Why the 4-3-3 is suddenly the talk of the town
Imagine being Massimiliano Allegri, staring at your tactics board while the rest of Europe is playing chess, and deciding the best move is to finally discover the number three. It sounds like a joke you’d hear at 2:00 AM at a pub in San Siro, but sources are adamant that the bench boss is kicking tires on a 4-3-3 shift. Apparently, the current setup has become stale enough to make a brick wall yawn.
Reports from Gazzetta dello Sport suggest that this 'trident temptation' isn't just a fever dream born from a rough week of training. It is a fundamental pivot aimed at injecting pace into a front line that has looked about as dangerous as a wet paper towel lately. You don't overhaul a system in April unless you are hunting for a spark or trying to save your own skin before the summer exit interviews.
The math doesn't always add up
Here is the reality check: you can't just toss three attackers onto the pitch and expect the ghost of Arrigo Sacchi to show up and bless your movement. A shift like this requires a midfield that runs until their lungs turn to dust, and frankly, some of these guys look like they already have their vacation requests filed for June. Switching to this formation means someone is getting benched, and I don't mean the kid who played five minutes in the Coppa Italia.
As noted by analysts digging into the squad depth, the sacrifices required to shoehorn this in are astronomical. If Allegri pushes for the trident, he potentially leaves the backline exposed. It’s a classic tactical gamble: sacrifice defensive solidity to convince the fans you actually want to score more than one goal a match.

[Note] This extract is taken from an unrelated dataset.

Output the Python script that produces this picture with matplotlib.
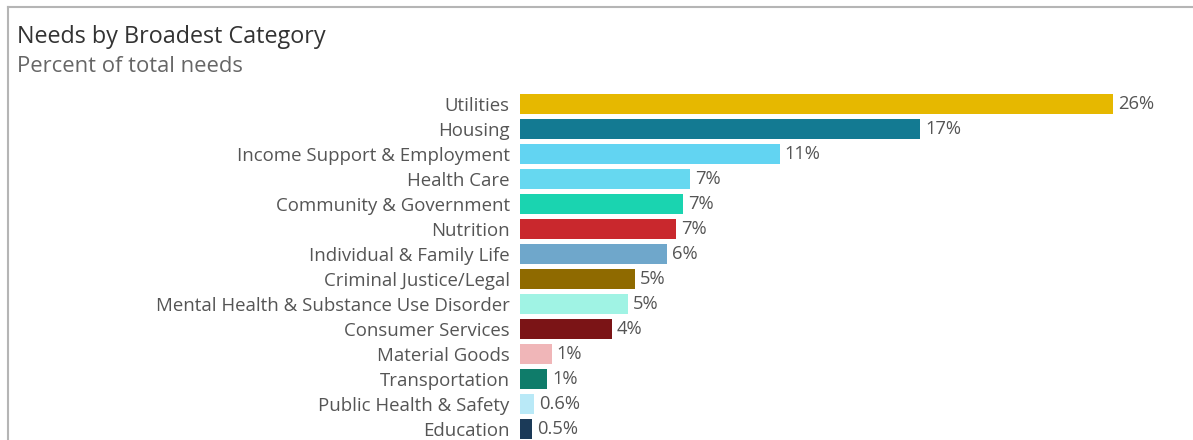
import matplotlib.pyplot as plt
from matplotlib.lines import Line2D

categories = [
    "Utilities", "Housing", "Income Support & Employment", "Health Care",
    "Community & Government", "Nutrition", "Individual & Family Life",
    "Criminal Justice/Legal", "Mental Health & Substance Use Disorder",
    "Consumer Services", "Material Goods", "Transportation",
    "Public Health & Safety", "Education",
]
pct_of_needs = [25.8, 17.4, 11.3, 7.4, 7.1, 6.8, 6.4, 5.0, 4.7, 4.0, 1.4, 1.2, 0.63, 0.54]
bar_colors = [
    "#e6b800", "#137a92", "#62d4f2", "#66d8f0", "#1ad4b0", "#c9282d", "#6fa7cb",
    "#8f6a00", "#a0f3e4", "#7b1416", "#f0b6b8", "#0f7c6a", "#b9e9f7", "#1b3a58",
]


def fmt_pct(v):
    # small shares keep one decimal, the rest are whole percents
    return f"{v:.1f}%" if v < 1 else f"{v:.0f}%"


plt.rcParams['font.family'] = ['Open Sans', 'DejaVu Sans']

W, H = 1193, 440
fig = plt.figure(figsize=(W / 100, H / 100), dpi=100)

# panel frame: top and left edges only
fig.add_artist(Line2D([8 / W, 1], [1 - 7 / H, 1 - 7 / H], color="#b5b5b5", lw=1.5))
fig.add_artist(Line2D([8 / W, 8 / W], [0, 1 - 7 / H], color="#b5b5b5", lw=1.5))

fig.text(17 / W, 1 - 37 / H, "Needs by Broadest Category", fontsize=16.8,
         color="#333333", va="center", ha="left")
fig.text(17 / W, 1 - 66 / H, "Percent of total needs", fontsize=15.8,
         color="#666666", va="center", ha="left")

left, right = 519.5, 1180
top, bottom = 91.5, 440
ax = fig.add_axes([left / W, 1 - bottom / H, (right - left) / W, (bottom - top) / H])

rows = range(len(categories))
ax.barh(rows, pct_of_needs, height=0.78, color=bar_colors)
for y, v in zip(rows, pct_of_needs):
    ax.text(v + 0.22, y, fmt_pct(v), va="center", ha="left", fontsize=13.2, color="#555555")

ax.set_xlim(0, (right - left) / 23.02)
ax.set_ylim(13.44, -0.5)
ax.set_yticks(list(rows))
ax.set_yticklabels(categories, fontsize=13.4, color="#555555")
ax.tick_params(axis="y", length=0, pad=7)
ax.set_xticks([])
for s in ax.spines.values():
    s.set_visible(False)

fig.savefig("out.png", dpi=100)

If it fails, the post-match press conferences are going to be absolute carnage.
Is the personnel actually there?
Let's look at the roster. Do we have the pure wingers to make a 4-3-3 function at a high level? Allegri has acknowledged the potential change, yet the bridge between 'acknowledging' a change and executing it with this group is massive. Without the right personnel, you are just playing fantasy football with real human careers.
My biggest gripe? It feels reactive. Managers often float these ideas when the pressure hits the red zone. If you have to change your entire philosophy in April just to get the ball into the final third, you have been doing something wrong since August. It is late in the year to be teaching veterans how to hold their width while the opposing fullbacks are already preparing to eat themalive.
If they pull this off and start putting up 3 goals per game, everyone will hail it as a genius maneuver. But watch the midfield spacing. If the middle gets split open because the wingers think they are prime Cristiano Ronaldo and refuse to track back, the defense will be shouting at each other by the 15th minute. It is a high-wire act performed without a safety net, and in this league, the guys on the ground are always waiting with a pair of scissors.